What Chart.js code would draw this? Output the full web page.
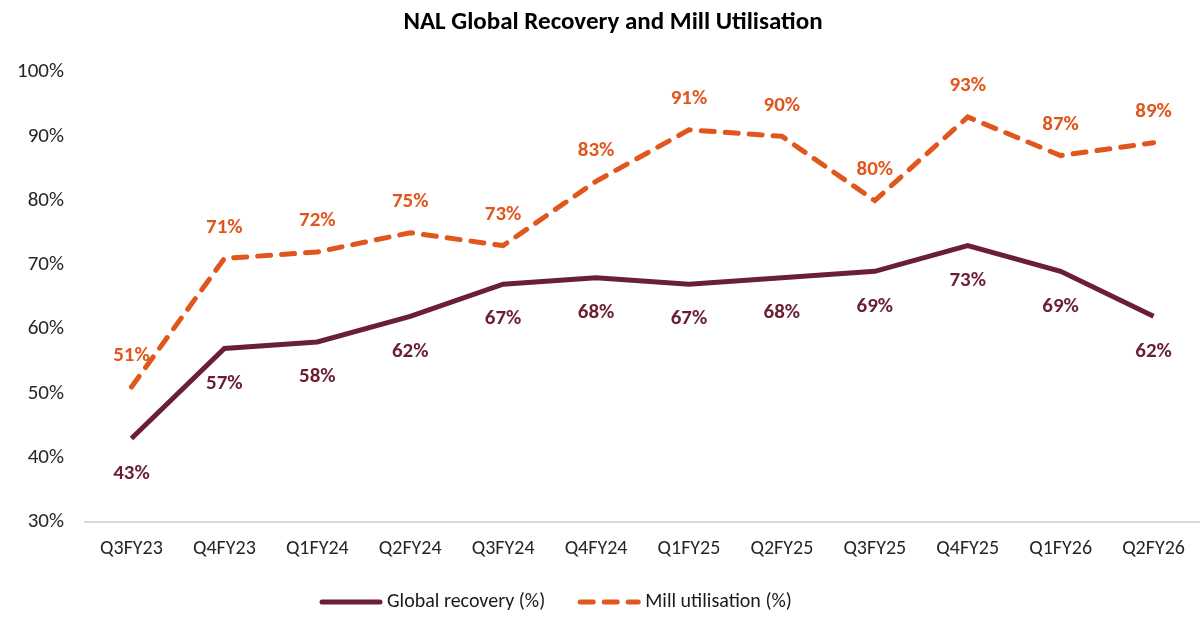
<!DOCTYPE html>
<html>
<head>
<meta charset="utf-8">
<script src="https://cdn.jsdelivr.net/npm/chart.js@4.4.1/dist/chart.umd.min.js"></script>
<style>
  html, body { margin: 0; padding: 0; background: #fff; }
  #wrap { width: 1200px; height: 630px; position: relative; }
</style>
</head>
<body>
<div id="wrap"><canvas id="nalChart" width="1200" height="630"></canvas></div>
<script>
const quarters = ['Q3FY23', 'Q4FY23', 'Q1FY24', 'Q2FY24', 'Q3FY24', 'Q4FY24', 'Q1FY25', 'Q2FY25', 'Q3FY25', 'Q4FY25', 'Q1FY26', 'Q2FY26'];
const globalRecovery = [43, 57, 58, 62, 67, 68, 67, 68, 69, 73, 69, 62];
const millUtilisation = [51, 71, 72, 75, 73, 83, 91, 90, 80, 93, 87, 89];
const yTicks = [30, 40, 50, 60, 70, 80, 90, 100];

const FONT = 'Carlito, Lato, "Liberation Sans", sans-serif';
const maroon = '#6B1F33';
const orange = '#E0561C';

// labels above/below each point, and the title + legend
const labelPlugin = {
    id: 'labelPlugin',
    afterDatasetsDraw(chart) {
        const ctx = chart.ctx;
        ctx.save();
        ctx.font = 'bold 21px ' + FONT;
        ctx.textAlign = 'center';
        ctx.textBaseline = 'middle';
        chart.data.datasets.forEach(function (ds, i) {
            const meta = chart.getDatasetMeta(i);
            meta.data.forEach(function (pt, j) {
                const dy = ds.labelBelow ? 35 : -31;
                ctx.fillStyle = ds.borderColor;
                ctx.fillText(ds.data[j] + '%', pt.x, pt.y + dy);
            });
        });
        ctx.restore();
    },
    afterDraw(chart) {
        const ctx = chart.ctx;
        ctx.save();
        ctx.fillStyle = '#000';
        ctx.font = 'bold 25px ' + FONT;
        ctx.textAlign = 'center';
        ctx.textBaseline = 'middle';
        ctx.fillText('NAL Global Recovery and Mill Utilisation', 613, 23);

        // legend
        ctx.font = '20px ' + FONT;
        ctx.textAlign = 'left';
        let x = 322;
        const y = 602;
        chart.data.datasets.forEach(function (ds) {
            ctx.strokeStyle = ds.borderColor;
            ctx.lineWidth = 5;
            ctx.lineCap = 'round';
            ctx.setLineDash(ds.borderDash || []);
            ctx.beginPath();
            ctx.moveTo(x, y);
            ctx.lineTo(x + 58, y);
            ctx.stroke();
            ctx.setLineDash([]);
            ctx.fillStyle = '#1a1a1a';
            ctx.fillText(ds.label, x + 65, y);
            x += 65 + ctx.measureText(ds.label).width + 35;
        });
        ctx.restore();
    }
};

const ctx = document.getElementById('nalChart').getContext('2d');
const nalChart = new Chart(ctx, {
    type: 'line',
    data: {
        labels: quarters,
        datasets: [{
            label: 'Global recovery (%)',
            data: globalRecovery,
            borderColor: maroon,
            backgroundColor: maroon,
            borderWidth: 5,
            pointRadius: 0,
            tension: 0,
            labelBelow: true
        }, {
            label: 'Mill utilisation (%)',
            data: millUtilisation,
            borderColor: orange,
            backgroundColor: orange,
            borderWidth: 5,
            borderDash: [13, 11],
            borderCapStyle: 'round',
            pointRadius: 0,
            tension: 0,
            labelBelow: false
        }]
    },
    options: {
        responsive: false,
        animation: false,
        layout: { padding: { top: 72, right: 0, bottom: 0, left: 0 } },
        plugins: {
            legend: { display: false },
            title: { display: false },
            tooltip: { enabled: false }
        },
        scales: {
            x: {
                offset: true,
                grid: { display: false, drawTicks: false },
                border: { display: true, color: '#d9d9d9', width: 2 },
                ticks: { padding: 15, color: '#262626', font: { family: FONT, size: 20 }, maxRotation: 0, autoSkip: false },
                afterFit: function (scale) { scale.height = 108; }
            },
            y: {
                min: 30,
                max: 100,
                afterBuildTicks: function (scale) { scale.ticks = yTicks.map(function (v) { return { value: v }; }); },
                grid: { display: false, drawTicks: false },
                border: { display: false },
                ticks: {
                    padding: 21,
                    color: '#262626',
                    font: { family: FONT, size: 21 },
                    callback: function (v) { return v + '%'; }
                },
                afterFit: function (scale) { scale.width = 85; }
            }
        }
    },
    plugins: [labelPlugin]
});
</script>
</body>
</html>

..........

### [Requirements]
Copy the material exactly. Do not include the pictures.

### [Answer to the task]
What Chart.js code would draw this? Output the full web page.
<!DOCTYPE html>
<html>
<head>
<meta charset="utf-8">
<script src="https://cdn.jsdelivr.net/npm/chart.js@4.4.1/dist/chart.umd.min.js"></script>
<style>
  html, body { margin: 0; padding: 0; background: #fff; }
  #wrap { width: 1200px; height: 630px; position: relative; }
</style>
</head>
<body>
<div id="wrap"><canvas id="nalChart" width="1200" height="630"></canvas></div>
<script>
const quarters = ['Q3FY23', 'Q4FY23', 'Q1FY24', 'Q2FY24', 'Q3FY24', 'Q4FY24', 'Q1FY25', 'Q2FY25', 'Q3FY25', 'Q4FY25', 'Q1FY26', 'Q2FY26'];
const globalRecovery = [43, 57, 58, 62, 67, 68, 67, 68, 69, 73, 69, 62];
const millUtilisation = [51, 71, 72, 75, 73, 83, 91, 90, 80, 93, 87, 89];
const yTicks = [30, 40, 50, 60, 70, 80, 90, 100];

const FONT = 'Carlito, Lato, "Liberation Sans", sans-serif';
const maroon = '#6B1F33';
const orange = '#E0561C';

// labels above/below each point, and the title + legend
const labelPlugin = {
    id: 'labelPlugin',
    afterDatasetsDraw(chart) {
        const ctx = chart.ctx;
        ctx.save();
        ctx.font = 'bold 21px ' + FONT;
        ctx.textAlign = 'center';
        ctx.textBaseline = 'middle';
        chart.data.datasets.forEach(function (ds, i) {
            const meta = chart.getDatasetMeta(i);
            meta.data.forEach(function (pt, j) {
                const dy = ds.labelBelow ? 35 : -31;
                ctx.fillStyle = ds.borderColor;
                ctx.fillText(ds.data[j] + '%', pt.x, pt.y + dy);
            });
        });
        ctx.restore();
    },
    afterDraw(chart) {
        const ctx = chart.ctx;
        ctx.save();
        ctx.fillStyle = '#000';
        ctx.font = 'bold 25px ' + FONT;
        ctx.textAlign = 'center';
        ctx.textBaseline = 'middle';
        ctx.fillText('NAL Global Recovery and Mill Utilisation', 613, 23);

        // legend
        ctx.font = '20px ' + FONT;
        ctx.textAlign = 'left';
        let x = 322;
        const y = 602;
        chart.data.datasets.forEach(function (ds) {
            ctx.strokeStyle = ds.borderColor;
            ctx.lineWidth = 5;
            ctx.lineCap = 'round';
            ctx.setLineDash(ds.borderDash || []);
            ctx.beginPath();
            ctx.moveTo(x, y);
            ctx.lineTo(x + 58, y);
            ctx.stroke();
            ctx.setLineDash([]);
            ctx.fillStyle = '#1a1a1a';
            ctx.fillText(ds.label, x + 65, y);
            x += 65 + ctx.measureText(ds.label).width + 35;
        });
        ctx.restore();
    }
};

const ctx = document.getElementById('nalChart').getContext('2d');
const nalChart = new Chart(ctx, {
    type: 'line',
    data: {
        labels: quarters,
        datasets: [{
            label: 'Global recovery (%)',
            data: globalRecovery,
            borderColor: maroon,
            backgroundColor: maroon,
            borderWidth: 5,
            pointRadius: 0,
            tension: 0,
            labelBelow: true
        }, {
            label: 'Mill utilisation (%)',
            data: millUtilisation,
            borderColor: orange,
            backgroundColor: orange,
            borderWidth: 5,
            borderDash: [13, 11],
            borderCapStyle: 'round',
            pointRadius: 0,
            tension: 0,
            labelBelow: false
        }]
    },
    options: {
        responsive: false,
        animation: false,
        layout: { padding: { top: 72, right: 0, bottom: 0, left: 0 } },
        plugins: {
            legend: { display: false },
            title: { display: false },
            tooltip: { enabled: false }
        },
        scales: {
            x: {
                offset: true,
                grid: { display: false, drawTicks: false },
                border: { display: true, color: '#d9d9d9', width: 2 },
                ticks: { padding: 15, color: '#262626', font: { family: FONT, size: 20 }, maxRotation: 0, autoSkip: false },
                afterFit: function (scale) { scale.height = 108; }
            },
            y: {
                min: 30,
                max: 100,
                afterBuildTicks: function (scale) { scale.ticks = yTicks.map(function (v) { return { value: v }; }); },
                grid: { display: false, drawTicks: false },
                border: { display: false },
                ticks: {
                    padding: 21,
                    color: '#262626',
                    font: { family: FONT, size: 21 },
                    callback: function (v) { return v + '%'; }
                },
                afterFit: function (scale) { scale.width = 85; }
            }
        }
    },
    plugins: [labelPlugin]
});
</script>
</body>
</html>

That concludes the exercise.